§ Short problem
Return the entries verbatim and drop every picture.

§ Entries with chart source code
****

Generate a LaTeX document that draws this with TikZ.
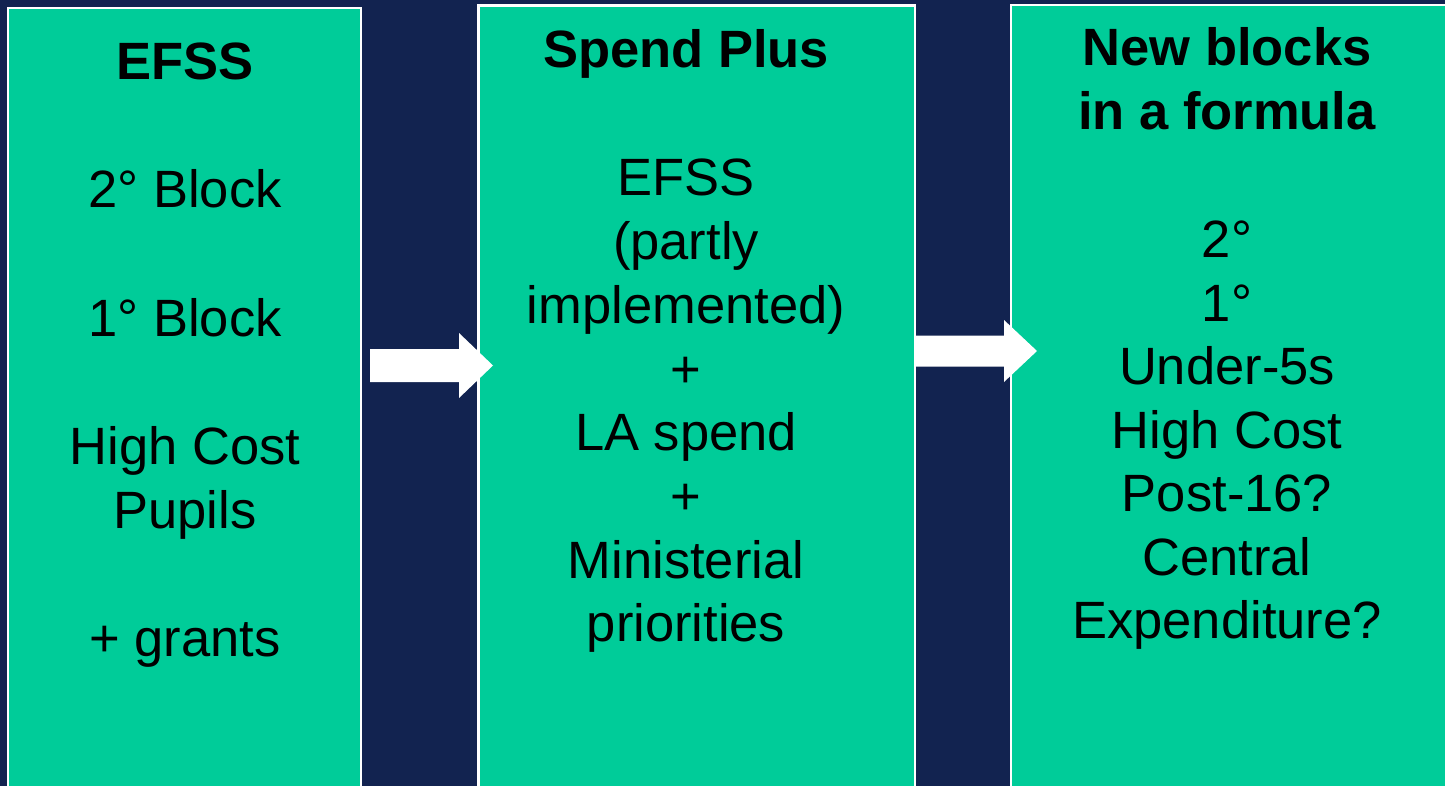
\documentclass[tikz,border=0pt]{standalone}
\usepackage{fontspec}
\setmainfont{Liberation Sans}
\usetikzlibrary{calc}
\definecolor{navy}{RGB}{18,35,80}
\definecolor{mint}{RGB}{0,204,153}
\newcommand{\drawflow}[5]{% start, tip, body half, head half, head length
  \fill[white] ($(#1)+(0,-#3)$) -- ($(#2)+(-#5,-#3)$) -- ($(#2)+(-#5,-#4)$) -- (#2)
    -- ($(#2)+(-#5,#4)$) -- ($(#2)+(-#5,#3)$) -- ($(#1)+(0,#3)$) -- cycle;}
\begin{document}
\begin{tikzpicture}[x=1pt,y=-1pt,
  panel/.style={draw=white, line width=2.5pt, fill=mint, anchor=north west, inner sep=0pt, outer sep=0pt, minimum height=820pt},
  txt/.style={anchor=base, inner sep=0pt, text=black, font=\fontsize{52.5}{63}\selectfont},
  ttl/.style={txt, font=\fontsize{52.5}{63}\selectfont\bfseries}]
\useasboundingbox (0,0) rectangle (1445,786);
\fill[navy] (0,0) rectangle (1445,786);
\clip (0,0) rectangle (1445,786);
% panels
\node[panel, minimum width=353pt] (b1) at (8,8) {};
\node[panel, minimum width=436.5pt] (b2) at (478.5,5.5) {};
\node[panel, minimum width=520pt] (b3) at (1011,5) {};
% arrows
\coordinate (a1s) at (370,365.5);
\coordinate (a1t) at (493,365.5);
\coordinate (a2s) at (915,351);
\coordinate (a2t) at (1037,351);
\drawflow{a1s}{a1t}{16.5}{32.5}{34}
\drawflow{a2s}{a2t}{15.5}{31}{33}
% panel 1 text
\node[ttl] (p1t) at (185,80) {EFSS};
\node[txt] (p1a) at (185,208) {2° Block};
\node[txt] (p1b) at (185,336) {1° Block};
\node[txt] (p1c) at (185,464) {High Cost};
\node[txt] (p1d) at (185,528) {Pupils};
\node[txt] (p1e) at (185,656) {+ grants};
% panel 2 text
\node[ttl] (p2t) at (686,68) {Spend Plus};
\node[txt] (p2a) at (686,196) {EFSS};
\node[txt] (p2b) at (686,259.7) {(partly};
\node[txt] (p2c) at (686,323.4) {implemented)};
\node[txt] (p2d) at (686,387.1) {+};
\node[txt] (p2e) at (686,450.8) {LA spend};
\node[txt] (p2f) at (686,514.5) {+};
\node[txt] (p2g) at (686,578.2) {Ministerial};
\node[txt] (p2h) at (686,641.9) {priorities};
% panel 3 text
\node[ttl] (p3t) at (1227,66) {New blocks};
\node[ttl] (p3u) at (1227,129.5) {in a formula};
\node[txt] (p3a) at (1227,257.5) {2°};
\node[txt] (p3b) at (1227,321) {1°};
\node[txt] (p3c) at (1227,384.5) {Under-5s};
\node[txt] (p3d) at (1227,448) {High Cost};
\node[txt] (p3e) at (1227,511.5) {Post-16?};
\node[txt] (p3f) at (1227,575) {Central};
\node[txt] (p3g) at (1227,638.5) {Expenditure?};
\end{tikzpicture}
\end{document}
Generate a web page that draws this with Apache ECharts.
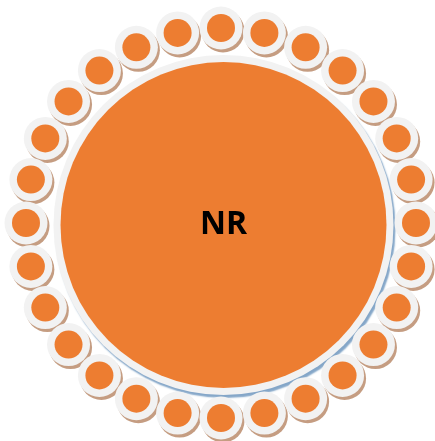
<!DOCTYPE html>
<html>
<head>
<meta charset="utf-8">
<script src="https://cdn.jsdelivr.net/npm/echarts@6/dist/echarts.min.js"></script>
<style>html,body{margin:0;padding:0;background:#fff;}#main{width:435px;height:441px;}</style>
</head>
<body>
<div id="main"></div>
<script>
// Data
const centerLabel = 'NR';
const centerValue = [100];
const ringNodes = ['1','2','3','4','5','6','7','8','9','10','11','12','13','14','15','16','17','18','19','20','21','22','23','24','25','26','27','28'];
const ringValues = [1,1,1,1,1,1,1,1,1,1,1,1,1,1,1,1,1,1,1,1,1,1,1,1,1,1,1,1];

const chart = echarts.init(document.getElementById('main'), null, {renderer: 'canvas'});
const step = 360 / ringNodes.length;
const ringData = ringNodes.map((n, i) => [ringValues[i], n]);
function ringLayer(size, color, z, offset) {
  return {
    type: 'scatter', coordinateSystem: 'polar', silent: true, z: z,
    symbol: 'circle', symbolSize: size, symbolOffset: offset || [0, 0],
    itemStyle: {color: color, opacity: 1},
    data: ringData
  };
}
chart.setOption({
  animation: false,
  backgroundColor: '#ffffff',
  polar: { center: [221, 223], radius: 195 },
  angleAxis: {
    type: 'category', data: ringNodes, startAngle: 90 + step / 2, clockwise: true,
    axisLine: {show: false}, axisTick: {show: false}, axisLabel: {show: false}, splitLine: {show: false}
  },
  radiusAxis: {
    type: 'value', min: 0, max: 1,
    axisLine: {show: false}, axisTick: {show: false}, axisLabel: {show: false}, splitLine: {show: false}
  },
  series: [
    {
      type: 'pie', silent: true, center: [223.5, 225], radius: [0, 170], z: 1,
      label: {show: false}, labelLine: {show: false},
      itemStyle: {
        color: '#F2F2F2',
        shadowColor: 'rgba(110,150,190,0.85)', shadowBlur: 1.5, shadowOffsetX: 2, shadowOffsetY: 3
      },
      data: centerValue.map(v => ({name: centerLabel, value: v}))
    },
    {
      type: 'pie', silent: true, center: [223.5, 225], radius: [0, 163], z: 2,
      label: {
        show: true, position: 'center', formatter: '{b}',
        color: '#000000', fontSize: 32, fontWeight: 'bold', fontFamily: 'Open Sans'
      },
      labelLine: {show: false},
      itemStyle: {color: '#ED7D31'},
      data: centerValue.map(v => ({name: centerLabel, value: v}))
    },
    ringLayer(43, '#C59D82', 3, [2, 3]),
    ringLayer(43, '#F2F2F2', 4),
    ringLayer(28, '#ED7D31', 5)
  ]
});
</script>
</body>
</html>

****

§ Correct answer
Generate a LaTeX document that draws this with TikZ.
\documentclass[tikz,border=0pt]{standalone}
\usepackage{fontspec}
\setmainfont{Liberation Sans}
\usetikzlibrary{calc}
\definecolor{navy}{RGB}{18,35,80}
\definecolor{mint}{RGB}{0,204,153}
\newcommand{\drawflow}[5]{% start, tip, body half, head half, head length
  \fill[white] ($(#1)+(0,-#3)$) -- ($(#2)+(-#5,-#3)$) -- ($(#2)+(-#5,-#4)$) -- (#2)
    -- ($(#2)+(-#5,#4)$) -- ($(#2)+(-#5,#3)$) -- ($(#1)+(0,#3)$) -- cycle;}
\begin{document}
\begin{tikzpicture}[x=1pt,y=-1pt,
  panel/.style={draw=white, line width=2.5pt, fill=mint, anchor=north west, inner sep=0pt, outer sep=0pt, minimum height=820pt},
  txt/.style={anchor=base, inner sep=0pt, text=black, font=\fontsize{52.5}{63}\selectfont},
  ttl/.style={txt, font=\fontsize{52.5}{63}\selectfont\bfseries}]
\useasboundingbox (0,0) rectangle (1445,786);
\fill[navy] (0,0) rectangle (1445,786);
\clip (0,0) rectangle (1445,786);
% panels
\node[panel, minimum width=353pt] (b1) at (8,8) {};
\node[panel, minimum width=436.5pt] (b2) at (478.5,5.5) {};
\node[panel, minimum width=520pt] (b3) at (1011,5) {};
% arrows
\coordinate (a1s) at (370,365.5);
\coordinate (a1t) at (493,365.5);
\coordinate (a2s) at (915,351);
\coordinate (a2t) at (1037,351);
\drawflow{a1s}{a1t}{16.5}{32.5}{34}
\drawflow{a2s}{a2t}{15.5}{31}{33}
% panel 1 text
\node[ttl] (p1t) at (185,80) {EFSS};
\node[txt] (p1a) at (185,208) {2° Block};
\node[txt] (p1b) at (185,336) {1° Block};
\node[txt] (p1c) at (185,464) {High Cost};
\node[txt] (p1d) at (185,528) {Pupils};
\node[txt] (p1e) at (185,656) {+ grants};
% panel 2 text
\node[ttl] (p2t) at (686,68) {Spend Plus};
\node[txt] (p2a) at (686,196) {EFSS};
\node[txt] (p2b) at (686,259.7) {(partly};
\node[txt] (p2c) at (686,323.4) {implemented)};
\node[txt] (p2d) at (686,387.1) {+};
\node[txt] (p2e) at (686,450.8) {LA spend};
\node[txt] (p2f) at (686,514.5) {+};
\node[txt] (p2g) at (686,578.2) {Ministerial};
\node[txt] (p2h) at (686,641.9) {priorities};
% panel 3 text
\node[ttl] (p3t) at (1227,66) {New blocks};
\node[ttl] (p3u) at (1227,129.5) {in a formula};
\node[txt] (p3a) at (1227,257.5) {2°};
\node[txt] (p3b) at (1227,321) {1°};
\node[txt] (p3c) at (1227,384.5) {Under-5s};
\node[txt] (p3d) at (1227,448) {High Cost};
\node[txt] (p3e) at (1227,511.5) {Post-16?};
\node[txt] (p3f) at (1227,575) {Central};
\node[txt] (p3g) at (1227,638.5) {Expenditure?};
\end{tikzpicture}
\end{document}
Generate a web page that draws this with Apache ECharts.
<!DOCTYPE html>
<html>
<head>
<meta charset="utf-8">
<script src="https://cdn.jsdelivr.net/npm/echarts@6/dist/echarts.min.js"></script>
<style>html,body{margin:0;padding:0;background:#fff;}#main{width:435px;height:441px;}</style>
</head>
<body>
<div id="main"></div>
<script>
// Data
const centerLabel = 'NR';
const centerValue = [100];
const ringNodes = ['1','2','3','4','5','6','7','8','9','10','11','12','13','14','15','16','17','18','19','20','21','22','23','24','25','26','27','28'];
const ringValues = [1,1,1,1,1,1,1,1,1,1,1,1,1,1,1,1,1,1,1,1,1,1,1,1,1,1,1,1];

const chart = echarts.init(document.getElementById('main'), null, {renderer: 'canvas'});
const step = 360 / ringNodes.length;
const ringData = ringNodes.map((n, i) => [ringValues[i], n]);
function ringLayer(size, color, z, offset) {
  return {
    type: 'scatter', coordinateSystem: 'polar', silent: true, z: z,
    symbol: 'circle', symbolSize: size, symbolOffset: offset || [0, 0],
    itemStyle: {color: color, opacity: 1},
    data: ringData
  };
}
chart.setOption({
  animation: false,
  backgroundColor: '#ffffff',
  polar: { center: [221, 223], radius: 195 },
  angleAxis: {
    type: 'category', data: ringNodes, startAngle: 90 + step / 2, clockwise: true,
    axisLine: {show: false}, axisTick: {show: false}, axisLabel: {show: false}, splitLine: {show: false}
  },
  radiusAxis: {
    type: 'value', min: 0, max: 1,
    axisLine: {show: false}, axisTick: {show: false}, axisLabel: {show: false}, splitLine: {show: false}
  },
  series: [
    {
      type: 'pie', silent: true, center: [223.5, 225], radius: [0, 170], z: 1,
      label: {show: false}, labelLine: {show: false},
      itemStyle: {
        color: '#F2F2F2',
        shadowColor: 'rgba(110,150,190,0.85)', shadowBlur: 1.5, shadowOffsetX: 2, shadowOffsetY: 3
      },
      data: centerValue.map(v => ({name: centerLabel, value: v}))
    },
    {
      type: 'pie', silent: true, center: [223.5, 225], radius: [0, 163], z: 2,
      label: {
        show: true, position: 'center', formatter: '{b}',
        color: '#000000', fontSize: 32, fontWeight: 'bold', fontFamily: 'Open Sans'
      },
      labelLine: {show: false},
      itemStyle: {color: '#ED7D31'},
      data: centerValue.map(v => ({name: centerLabel, value: v}))
    },
    ringLayer(43, '#C59D82', 3, [2, 3]),
    ringLayer(43, '#F2F2F2', 4),
    ringLayer(28, '#ED7D31', 5)
  ]
});
</script>
</body>
</html>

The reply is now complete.